There are approaches that involve replacing the current state store with something that might naturally allow greater throughput:
- The current approach of using a FIFO SQS queue and a Dynamo table in which entries for a Sleeper table are written with a sort key which is a counter effectively has two ordered list of updates: the FIFO queue has an ordered list of transactions, and so does the DynamoDB table. The difference is that the FIFO queue only supports retrieving the next unprocessed message and cannot be used to retrieve updates from a certain point onwards. The DynamoDB table does support retrieving messages from a particular point onwards, but does not natively support insertion in order - this has to be performed by Sleeper with a conditional put.

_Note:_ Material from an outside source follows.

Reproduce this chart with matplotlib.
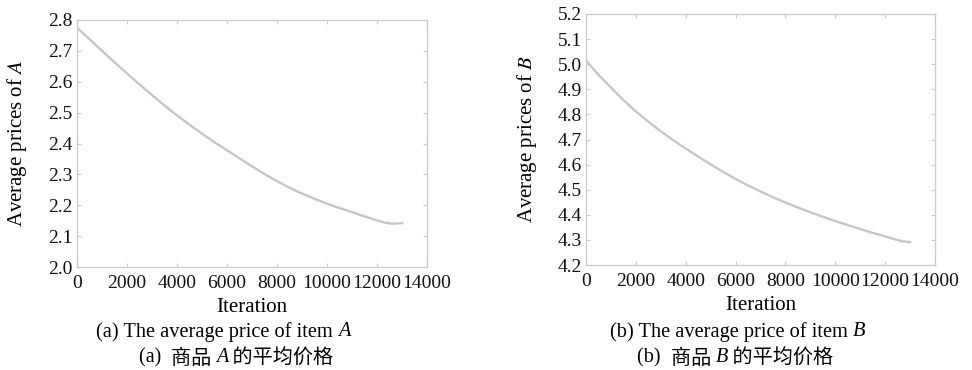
import numpy as np
import matplotlib
matplotlib.use("Agg")
import matplotlib.pyplot as plt

plt.rcParams['font.family'] = ['Liberation Serif', 'DejaVu Serif']
plt.rcParams['mathtext.fontset'] = 'stix'

iters_a = [0, 500, 1000, 1500, 2000, 2500, 3000, 3500, 4000, 4500, 5000, 5500, 6000, 6500,
           7000, 7500, 8000, 8500, 9000, 9500, 10000, 10500, 11000, 11500, 12000, 12300, 12600, 13000]
price_a = [2.775, 2.738, 2.700, 2.663, 2.627, 2.591, 2.557, 2.523, 2.491, 2.461, 2.432, 2.404,
           2.378, 2.352, 2.326, 2.301, 2.278, 2.257, 2.238, 2.221, 2.205, 2.191, 2.178, 2.164,
           2.151, 2.144, 2.140, 2.142]
iters_b = [0, 500, 1000, 1500, 2000, 2500, 3000, 3500, 4000, 4500, 5000, 5500, 6000, 6500,
           7000, 7500, 8000, 8500, 9000, 9500, 10000, 10500, 11000, 11500, 12000, 12400, 12700, 13000]
price_b = [5.014, 4.958, 4.907, 4.857, 4.812, 4.771, 4.733, 4.697, 4.664, 4.632, 4.601, 4.571,
           4.543, 4.517, 4.493, 4.470, 4.449, 4.429, 4.410, 4.392, 4.375, 4.359, 4.343, 4.328,
           4.314, 4.302, 4.294, 4.291]

yticks_a = [2.0, 2.1, 2.2, 2.3, 2.4, 2.5, 2.6, 2.7, 2.8]
yticks_b = [4.2, 4.3, 4.4, 4.5, 4.6, 4.7, 4.8, 4.9, 5.0, 5.1, 5.2]
xticks = [0, 2000, 4000, 6000, 8000, 10000, 12000, 14000]

W, H = 972, 370
fig = plt.figure(figsize=(W / 100, H / 100), dpi=100)

frame_col = '#cccccc'
line_col = '#c6c6c6'


def add_axes(px_left, px_right, px_top, px_bottom):
    return fig.add_axes([px_left / W, 1 - px_bottom / H,
                         (px_right - px_left) / W, (px_bottom - px_top) / H])


ax1 = add_axes(77, 427, 20, 267)
ax2 = add_axes(586, 935, 14, 265)

panels = [
    (ax1, iters_a, price_a, yticks_a, r'Average prices of $A$', 17, 308),
    (ax2, iters_b, price_b, yticks_b, r'Average prices of $B$', 527, 305),
]

for ax, xs, ys, yt, lab, ylab_x, xlab_y in panels:
    ax.plot(xs, ys, color=line_col, lw=1.7)
    ax.set_xlim(0, 14000)
    ax.set_ylim(yt[0], yt[-1])
    ax.set_xticks(xticks)
    ax.set_yticks(yt)
    ax.set_yticklabels([f'{v:.1f}' for v in yt])
    ax.tick_params(direction='in', top=True, right=True, length=3,
                   color=frame_col, labelsize=14, labelcolor='#111111')
    ax.tick_params(axis='x', pad=6)
    ax.tick_params(axis='y', pad=3)
    for s in ax.spines.values():
        s.set_color(frame_col)
        s.set_linewidth(1.0)
    ax.set_xlabel('Iteration', fontsize=15)
    ax.set_ylabel(lab, fontsize=15)
    # label positions from the picture (pixels -> axes coords)
    pos = ax.get_position()
    x0, x1 = pos.x0 * W, pos.x1 * W
    ytop, ybot = (1 - pos.y1) * H, (1 - pos.y0) * H
    ax.yaxis.set_label_coords((ylab_x - x0) / (x1 - x0), 0.5)
    ax.yaxis.label.set_va('center')
    ax.xaxis.set_label_coords(0.5, -(xlab_y - ybot) / (ybot - ytop))
    ax.xaxis.label.set_va('center')

fig.canvas.draw()
renderer = fig.canvas.get_renderer()


def pieces_text(cx, cy, pieces, size):
    # place several text pieces in a row, centred at (cx, cy) in pixels
    objs = []
    for txt, kw in pieces:
        t = fig.text(0, 1 - cy / H, txt, fontsize=size, va='center', ha='left', **kw)
        objs.append(t)
    widths = [t.get_window_extent(renderer).width for t in objs]
    x = cx - sum(widths) / 2
    for t, w in zip(objs, widths):
        t.set_x(x / W)
        x += w


serif = dict(family=['Liberation Serif'])
serif_it = dict(family=['Liberation Serif'], style='italic')
cjk = dict(family=['Noto Sans CJK SC'])

pieces_text(223, 332, [('(a) The average price of item ', serif), ('A', serif_it)], 14.7)
pieces_text(738, 332, [('(b) The average price of item ', serif), ('B', serif_it)], 14.7)
pieces_text(236, 358, [('(a)  ', serif), ('商品 ', cjk), ('A', serif_it), (' 的平均价格', cjk)], 14.5)
pieces_text(735, 358, [('(b)  ', serif), ('商品 ', cjk), ('B', serif_it), (' 的平均价格', cjk)], 14.5)

fig.savefig('out.png', dpi=100)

If we had a storage technology that supported storing data in order and reading data from given offsets then that would allow us to simply send transactions to the storage, without the need to go through a single point. We could still perform snapshotting and updates from the log as we do now. Kafka may meet these needs.
- Instead of using a transaction log approach, we could trial using a store that supports transactions, snapshot isolation and a high update rate, e.g. PostgreSQL or FoundationDB.